For many teams, the better order looks like this:
- Browser caching for static, versioned assets
- CDN caching for public delivery and origin offload
- Reverse proxy caching for repeated shared HTTP responses
- Redis for repeated application or database work
Not every workload follows that exact sequence. Some applications genuinely need Redis early because their bottleneck is already deep in the application layer. But most small cloud apps do not need to start there. Most need to get the delivery side right first.
I prefer this order because it keeps architecture proportional to the actual problem. It delays avoidable complexity, reduces wasted compute, and gives teams a much clearer model for deciding what belongs at the edge, what belongs at the origin boundary, and what belongs inside the app.
That is not just a technical advantage. It is an operational one.
Small teams do better when performance improvements make the system simpler to reason about, not harder.
What This Means for You
If you are reviewing performance on your cloud app right now, I would avoid the question “Should we add Redis?” until you answer a more important one:
Where is the repeated work happening?
If the waste is static asset delivery, fix browser caching first. If the waste is public content being fetched from the origin too often, add a CDN strategy. If the waste is repeated HTTP responses at the origin boundary, improve reverse proxy caching. If the waste is repeated application or database work, then Redis starts to make sense.

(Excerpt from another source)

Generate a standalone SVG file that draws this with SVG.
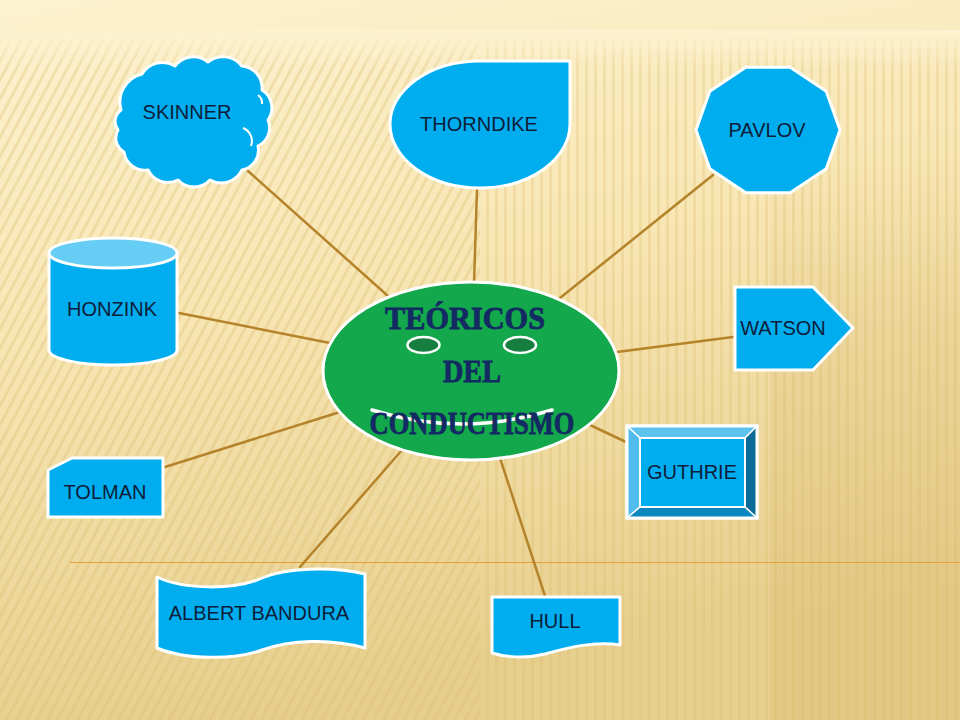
<svg xmlns="http://www.w3.org/2000/svg" width="960" height="720" viewBox="0 0 960 720">
<defs>
<linearGradient id="bg" x1="0" y1="0" x2="0.25" y2="1">
<stop offset="0" stop-color="#FDF2D0"/>
<stop offset="0.45" stop-color="#F8E6B4"/>
<stop offset="1" stop-color="#E6CE8C"/>
</linearGradient>
<pattern id="stripesL" width="9" height="9" patternUnits="userSpaceOnUse" patternTransform="rotate(28)">
<rect x="0" y="0" width="3" height="9" fill="#D9B96A" opacity="0.3"/>
</pattern>
<pattern id="stripesR" width="9" height="9" patternUnits="userSpaceOnUse">
<rect x="0" y="0" width="3" height="9" fill="#D9B96A" opacity="0.28"/>
</pattern>
<linearGradient id="fadeTop" x1="0" y1="0" x2="0" y2="1">
<stop offset="0" stop-color="#FDF2D0" stop-opacity="1"/>
<stop offset="1" stop-color="#FDF2D0" stop-opacity="0"/>
</linearGradient>
<linearGradient id="shade" x1="0" y1="0" x2="0" y2="1">
<stop offset="0" stop-color="#C9A552" stop-opacity="0"/>
<stop offset="0.3" stop-color="#C9A552" stop-opacity="0.14"/>
<stop offset="1" stop-color="#C9A552" stop-opacity="0.14"/>
</linearGradient>
<style>
.node{fill:#00AEEF;stroke:#FFFFFF;stroke-width:3;stroke-linejoin:round}
.lbl{font-family:"Liberation Sans",Arial,sans-serif;font-size:20px;fill:#0E1D3A;text-anchor:middle}
.conn{stroke:#B5832A;stroke-width:2.5;fill:none;stroke-linecap:round}
.title{font-family:"Liberation Serif","DejaVu Serif",serif;font-weight:bold;font-size:31px;fill:#142A63;stroke:#142A63;stroke-width:0.8;text-anchor:middle}
</style>
</defs>
<!-- background -->
<rect x="0" y="0" width="960" height="720" fill="url(#bg)"/>
<rect x="0" y="38" width="480" height="682" fill="url(#stripesL)"/>
<rect x="480" y="38" width="480" height="682" fill="url(#stripesR)"/>
<rect x="0" y="30" width="960" height="40" fill="url(#fadeTop)"/>
<rect x="770" y="150" width="190" height="570" fill="url(#shade)"/>
<line x1="70" y1="562.5" x2="960" y2="562.5" stroke="#E6A23A" stroke-width="1"/>

<g id="connectors">
<line class="conn" x1="248" y1="171" x2="388" y2="296"/>
<line class="conn" x1="477" y1="190" x2="474" y2="283"/>
<line class="conn" x1="713" y1="175" x2="560" y2="298"/>
<line class="conn" x1="733" y1="337" x2="617" y2="352"/>
<line class="conn" x1="626" y1="442" x2="590" y2="425"/>
<line class="conn" x1="545" y1="596" x2="500" y2="458"/>
<line class="conn" x1="300" y1="567" x2="402" y2="450"/>
<line class="conn" x1="165" y1="467" x2="340" y2="412"/>
<line class="conn" x1="179" y1="313" x2="330" y2="343"/>
</g>

<g id="center">
<ellipse cx="471" cy="371" rx="148" ry="89" fill="#12A84B" stroke="#FFFFFF" stroke-width="3"/>
<ellipse cx="423.5" cy="345" rx="16" ry="8" fill="#167E3E" stroke="#FFFFFF" stroke-width="2.5"/>
<ellipse cx="520" cy="345" rx="16" ry="8" fill="#167E3E" stroke="#FFFFFF" stroke-width="2.5"/>
<path d="M372,410 Q462,438 552,410" fill="none" stroke="#FFFFFF" stroke-width="3.5" stroke-linecap="round"/>
<text class="title" x="465" y="329" textLength="160" lengthAdjust="spacingAndGlyphs">TEÓRICOS</text>
<text class="title" x="472" y="382" textLength="58" lengthAdjust="spacingAndGlyphs">DEL</text>
<text class="title" x="472" y="434" textLength="205" lengthAdjust="spacingAndGlyphs">CONDUCTISMO</text>
</g>

<g id="skinner">
<path class="node" d="M121,110 A29,29 0 0 1 142,74 A24,24 0 0 1 175,66 A23,23 0 0 1 208,62 A24,24 0 0 1 242,66 A22,22 0 0 1 262,90 A21,21 0 0 1 268,120 A20,20 0 0 1 258,146 A20,20 0 0 1 242,170 A23,23 0 0 1 210,180 A22,22 0 0 1 178,180 A22,22 0 0 1 148,170 A21,21 0 0 1 124,152 A16,16 0 0 1 118,130 A14,14 0 0 1 121,110 Z"/>
<path d="M243,128 A14,14 0 0 1 251,146" fill="none" stroke="#FFFFFF" stroke-width="2"/>
<path d="M258,95 A10,10 0 0 1 262,104" fill="none" stroke="#FFFFFF" stroke-width="2"/>
<text class="lbl" x="187" y="119">SKINNER</text>
</g>

<g id="thorndike">
<path class="node" d="M570,61 L570,124 A90,64 0 0 1 480,188 A90,64 0 0 1 390,124 A90,63 0 0 1 480,61 Z"/>
<text class="lbl" x="479" y="131">THORNDIKE</text>
</g>

<g id="pavlov">
<polygon class="node" points="840,130 826.2,168.8 790.2,192.8 745.8,192.8 709.8,168.8 696,130 709.8,91.2 745.8,67.2 790.2,67.2 826.2,91.2"/>
<text class="lbl" x="767" y="137">PAVLOV</text>
</g>

<g id="watson">
<polygon class="node" points="735,287 813,287 853,328 813,370 735,370"/>
<text class="lbl" x="783" y="335">WATSON</text>
</g>

<g id="guthrie">
<rect x="627" y="426" width="130" height="92" fill="#00AEEF" stroke="#FFFFFF" stroke-width="3"/>
<polygon points="627,426 757,426 745,438 640,438" fill="#5BC3EE" stroke="#FFFFFF" stroke-width="1.5"/>
<polygon points="627,426 640,438 640,507 627,518" fill="#4FBCEB" stroke="#FFFFFF" stroke-width="1.5"/>
<polygon points="757,426 757,518 745,507 745,438" fill="#0A6A98" stroke="#FFFFFF" stroke-width="1.5"/>
<polygon points="627,518 640,507 745,507 757,518" fill="#0C86BE" stroke="#FFFFFF" stroke-width="1.5"/>
<rect x="640" y="438" width="105" height="69" fill="#00AEEF" stroke="#FFFFFF" stroke-width="2"/>
<rect x="627" y="426" width="130" height="92" fill="none" stroke="#FFFFFF" stroke-width="3"/>
<text class="lbl" x="692" y="479">GUTHRIE</text>
</g>

<g id="hull">
<path class="node" d="M492,597 L620,597 L620,645 C595,641 570,647 545,654 C525,659 505,657 492,653 Z"/>
<text class="lbl" x="555" y="628">HULL</text>
</g>

<g id="bandura">
<path class="node" d="M157,577 C185,590 235,590 262,578 C285,568 330,566 365,574 L365,648 C330,638 290,640 262,650 C235,660 185,660 157,648 Z"/>
<text class="lbl" x="259" y="620">ALBERT BANDURA</text>
</g>

<g id="tolman">
<path class="node" d="M72,458 L163,458 L163,517 L48,517 L48,470 Z"/>
<text class="lbl" x="105" y="499">TOLMAN</text>
</g>

<g id="honzink">
<path class="node" d="M49,253 L49,350 A64,15 0 0 0 177,350 L177,253 Z"/>
<ellipse cx="113" cy="253" rx="64" ry="15" fill="#66CDF5" stroke="#FFFFFF" stroke-width="3"/>
<text class="lbl" x="112" y="316">HONZINK</text>
</g>
</svg>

That is the order I would trust for most small teams.
If you are building on Raff, that usually means starting with a simple Linux VM deployment, keeping an eye on cost and usage through Raff pricing, using Object Storage when static files and assets should move off the main server, and considering Load Balancers when traffic patterns become broader than a single-node setup should handle.
The key point is this: caching should remove repeated work with the least new complexity possible. The teams that get this right do not necessarily use more caching tools. They use the right cache layer at the right time.
And in my opinion, that is how cloud performance decisions should be made.